> _Information supplied_:
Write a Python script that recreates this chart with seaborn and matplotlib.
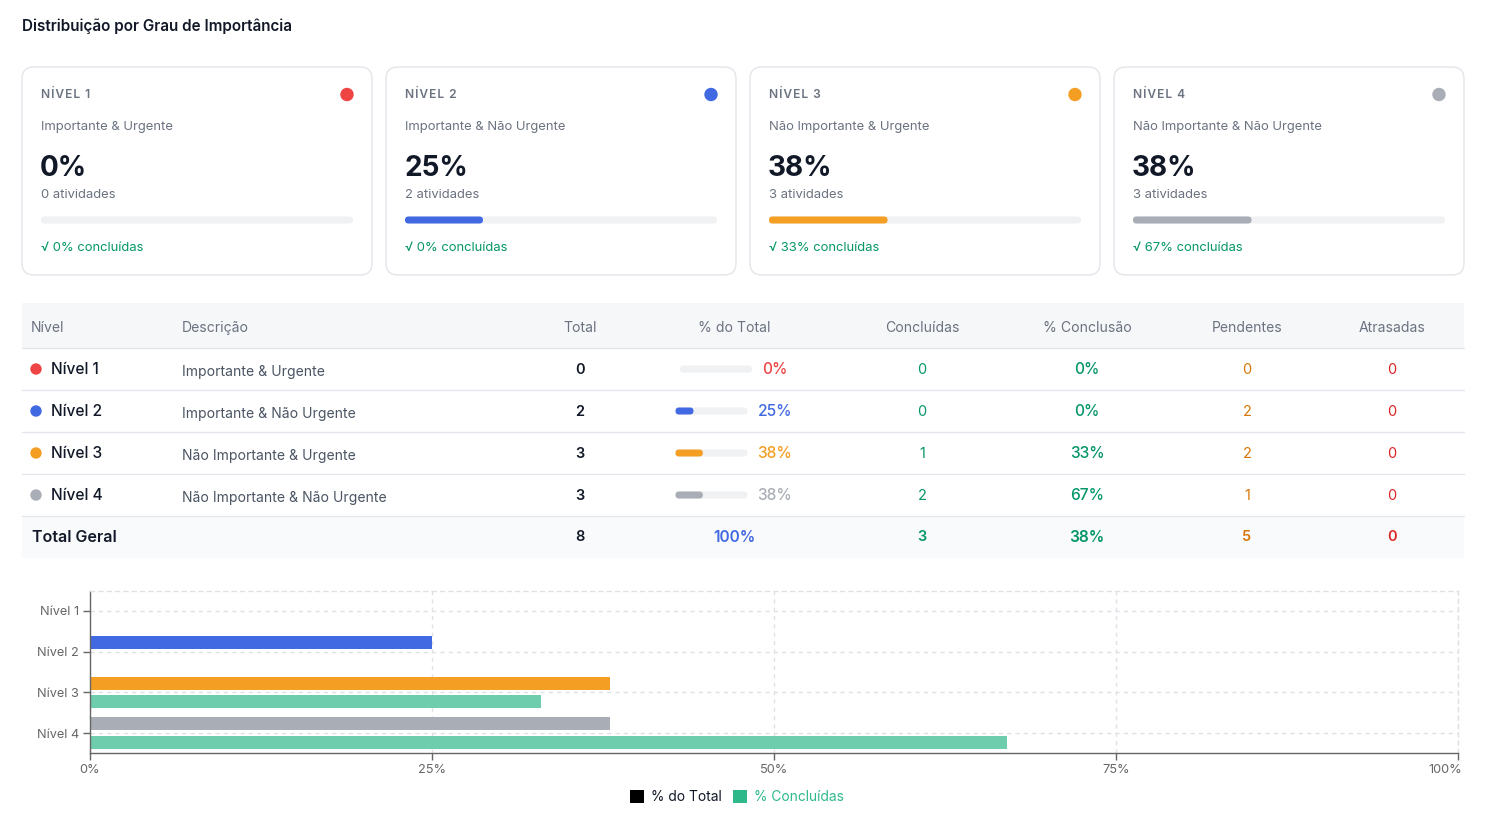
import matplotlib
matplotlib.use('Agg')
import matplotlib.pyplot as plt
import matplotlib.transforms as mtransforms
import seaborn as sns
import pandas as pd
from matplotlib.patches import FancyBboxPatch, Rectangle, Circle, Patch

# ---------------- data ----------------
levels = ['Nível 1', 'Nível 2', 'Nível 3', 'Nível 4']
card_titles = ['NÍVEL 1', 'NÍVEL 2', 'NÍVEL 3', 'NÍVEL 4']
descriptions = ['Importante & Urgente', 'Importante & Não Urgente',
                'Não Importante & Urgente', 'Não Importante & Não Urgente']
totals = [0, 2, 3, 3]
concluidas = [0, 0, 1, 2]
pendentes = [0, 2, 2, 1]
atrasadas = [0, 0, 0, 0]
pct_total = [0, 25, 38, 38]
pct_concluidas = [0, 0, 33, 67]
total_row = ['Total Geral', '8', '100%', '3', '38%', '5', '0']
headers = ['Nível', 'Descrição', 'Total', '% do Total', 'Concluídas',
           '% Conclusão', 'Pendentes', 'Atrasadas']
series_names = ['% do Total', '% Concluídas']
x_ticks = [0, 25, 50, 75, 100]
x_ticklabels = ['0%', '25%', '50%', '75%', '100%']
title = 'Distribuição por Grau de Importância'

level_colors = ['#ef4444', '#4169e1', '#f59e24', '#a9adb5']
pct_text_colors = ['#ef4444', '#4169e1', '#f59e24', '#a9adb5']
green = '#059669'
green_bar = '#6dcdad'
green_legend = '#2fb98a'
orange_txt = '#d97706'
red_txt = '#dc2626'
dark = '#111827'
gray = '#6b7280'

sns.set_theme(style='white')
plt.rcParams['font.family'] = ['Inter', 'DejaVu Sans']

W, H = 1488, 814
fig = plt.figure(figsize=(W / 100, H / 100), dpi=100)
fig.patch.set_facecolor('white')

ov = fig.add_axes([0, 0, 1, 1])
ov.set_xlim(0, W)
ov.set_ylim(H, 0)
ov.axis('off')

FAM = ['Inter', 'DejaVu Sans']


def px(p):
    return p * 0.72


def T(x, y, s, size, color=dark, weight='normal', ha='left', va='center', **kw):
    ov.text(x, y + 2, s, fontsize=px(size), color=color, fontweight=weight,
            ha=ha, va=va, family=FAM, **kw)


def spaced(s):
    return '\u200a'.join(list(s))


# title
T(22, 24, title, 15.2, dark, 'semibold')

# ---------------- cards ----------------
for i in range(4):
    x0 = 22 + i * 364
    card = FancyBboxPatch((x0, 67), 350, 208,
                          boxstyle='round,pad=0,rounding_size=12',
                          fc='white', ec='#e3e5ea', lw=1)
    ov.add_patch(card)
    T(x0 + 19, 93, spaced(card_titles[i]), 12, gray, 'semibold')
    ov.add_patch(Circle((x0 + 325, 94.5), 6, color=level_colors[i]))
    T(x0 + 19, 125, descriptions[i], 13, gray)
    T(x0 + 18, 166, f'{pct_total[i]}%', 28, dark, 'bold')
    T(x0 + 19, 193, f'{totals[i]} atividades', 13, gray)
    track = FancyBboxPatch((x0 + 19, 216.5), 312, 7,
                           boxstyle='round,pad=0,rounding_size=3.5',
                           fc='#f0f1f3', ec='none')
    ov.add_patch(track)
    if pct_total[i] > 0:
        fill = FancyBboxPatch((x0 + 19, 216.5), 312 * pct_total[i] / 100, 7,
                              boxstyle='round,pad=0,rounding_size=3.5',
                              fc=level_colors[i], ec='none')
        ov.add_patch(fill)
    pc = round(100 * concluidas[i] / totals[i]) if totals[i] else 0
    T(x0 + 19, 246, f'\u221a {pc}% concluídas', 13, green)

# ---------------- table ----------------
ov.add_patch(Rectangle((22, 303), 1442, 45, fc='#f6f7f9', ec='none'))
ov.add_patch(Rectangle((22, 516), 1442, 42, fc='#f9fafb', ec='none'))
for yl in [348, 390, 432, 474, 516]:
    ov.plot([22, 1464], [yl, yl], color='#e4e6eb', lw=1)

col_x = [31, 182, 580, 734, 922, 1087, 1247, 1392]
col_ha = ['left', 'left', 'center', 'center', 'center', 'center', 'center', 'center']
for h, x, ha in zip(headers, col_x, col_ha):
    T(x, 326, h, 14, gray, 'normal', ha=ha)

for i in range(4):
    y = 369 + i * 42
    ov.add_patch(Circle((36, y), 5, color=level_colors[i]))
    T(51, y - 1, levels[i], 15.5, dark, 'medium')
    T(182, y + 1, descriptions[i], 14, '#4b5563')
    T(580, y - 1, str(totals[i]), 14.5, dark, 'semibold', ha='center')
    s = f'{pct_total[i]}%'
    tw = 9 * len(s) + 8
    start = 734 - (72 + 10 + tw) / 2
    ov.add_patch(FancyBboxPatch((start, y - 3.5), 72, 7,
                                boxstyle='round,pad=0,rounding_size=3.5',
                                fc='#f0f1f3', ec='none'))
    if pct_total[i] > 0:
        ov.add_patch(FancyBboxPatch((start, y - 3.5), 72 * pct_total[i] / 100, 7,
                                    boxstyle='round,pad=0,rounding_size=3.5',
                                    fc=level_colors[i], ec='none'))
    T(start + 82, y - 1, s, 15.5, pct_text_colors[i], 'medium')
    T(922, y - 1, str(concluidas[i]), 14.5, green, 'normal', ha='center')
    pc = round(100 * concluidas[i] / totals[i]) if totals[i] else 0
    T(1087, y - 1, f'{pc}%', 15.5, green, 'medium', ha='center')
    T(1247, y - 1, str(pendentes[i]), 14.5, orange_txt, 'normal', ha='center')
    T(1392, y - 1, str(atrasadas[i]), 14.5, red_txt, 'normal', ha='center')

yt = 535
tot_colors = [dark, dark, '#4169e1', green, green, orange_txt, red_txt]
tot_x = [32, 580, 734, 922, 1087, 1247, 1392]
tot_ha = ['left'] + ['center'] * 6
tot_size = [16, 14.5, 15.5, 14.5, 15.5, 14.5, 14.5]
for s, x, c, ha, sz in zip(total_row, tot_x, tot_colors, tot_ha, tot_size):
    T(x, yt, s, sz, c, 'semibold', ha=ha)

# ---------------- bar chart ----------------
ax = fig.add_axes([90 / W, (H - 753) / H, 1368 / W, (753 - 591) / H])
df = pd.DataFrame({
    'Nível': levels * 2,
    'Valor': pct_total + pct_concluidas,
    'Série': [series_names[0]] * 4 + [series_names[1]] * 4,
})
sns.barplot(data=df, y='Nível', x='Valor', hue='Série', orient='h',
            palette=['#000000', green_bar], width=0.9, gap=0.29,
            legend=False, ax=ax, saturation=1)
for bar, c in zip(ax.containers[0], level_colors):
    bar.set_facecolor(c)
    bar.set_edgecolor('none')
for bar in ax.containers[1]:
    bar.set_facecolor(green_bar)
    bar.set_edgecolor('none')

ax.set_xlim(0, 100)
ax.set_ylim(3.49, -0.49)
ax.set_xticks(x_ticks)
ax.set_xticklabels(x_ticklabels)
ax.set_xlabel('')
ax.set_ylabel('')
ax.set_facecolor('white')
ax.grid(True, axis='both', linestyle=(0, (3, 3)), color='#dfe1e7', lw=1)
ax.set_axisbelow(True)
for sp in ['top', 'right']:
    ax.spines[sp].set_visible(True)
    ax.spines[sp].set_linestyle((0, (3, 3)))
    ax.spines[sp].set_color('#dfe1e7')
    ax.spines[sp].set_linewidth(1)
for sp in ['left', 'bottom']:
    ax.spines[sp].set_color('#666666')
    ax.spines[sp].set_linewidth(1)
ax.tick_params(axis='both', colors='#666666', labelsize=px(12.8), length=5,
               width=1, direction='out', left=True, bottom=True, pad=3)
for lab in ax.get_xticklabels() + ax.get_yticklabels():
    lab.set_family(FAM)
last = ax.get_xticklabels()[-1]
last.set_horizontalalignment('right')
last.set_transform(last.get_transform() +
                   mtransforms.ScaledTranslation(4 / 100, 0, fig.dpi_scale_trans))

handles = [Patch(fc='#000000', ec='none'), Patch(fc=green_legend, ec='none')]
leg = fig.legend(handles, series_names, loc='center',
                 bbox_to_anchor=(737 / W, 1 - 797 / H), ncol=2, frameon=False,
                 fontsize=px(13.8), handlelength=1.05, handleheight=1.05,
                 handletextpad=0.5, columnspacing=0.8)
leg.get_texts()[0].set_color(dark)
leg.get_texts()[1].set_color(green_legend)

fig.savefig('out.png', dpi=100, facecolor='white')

> _Task requirements_: List the lines that contain the word "chart".

> _Written response_:
Write a Python script that recreates this chart with seaborn and matplotlib.
# ---------------- bar chart ----------------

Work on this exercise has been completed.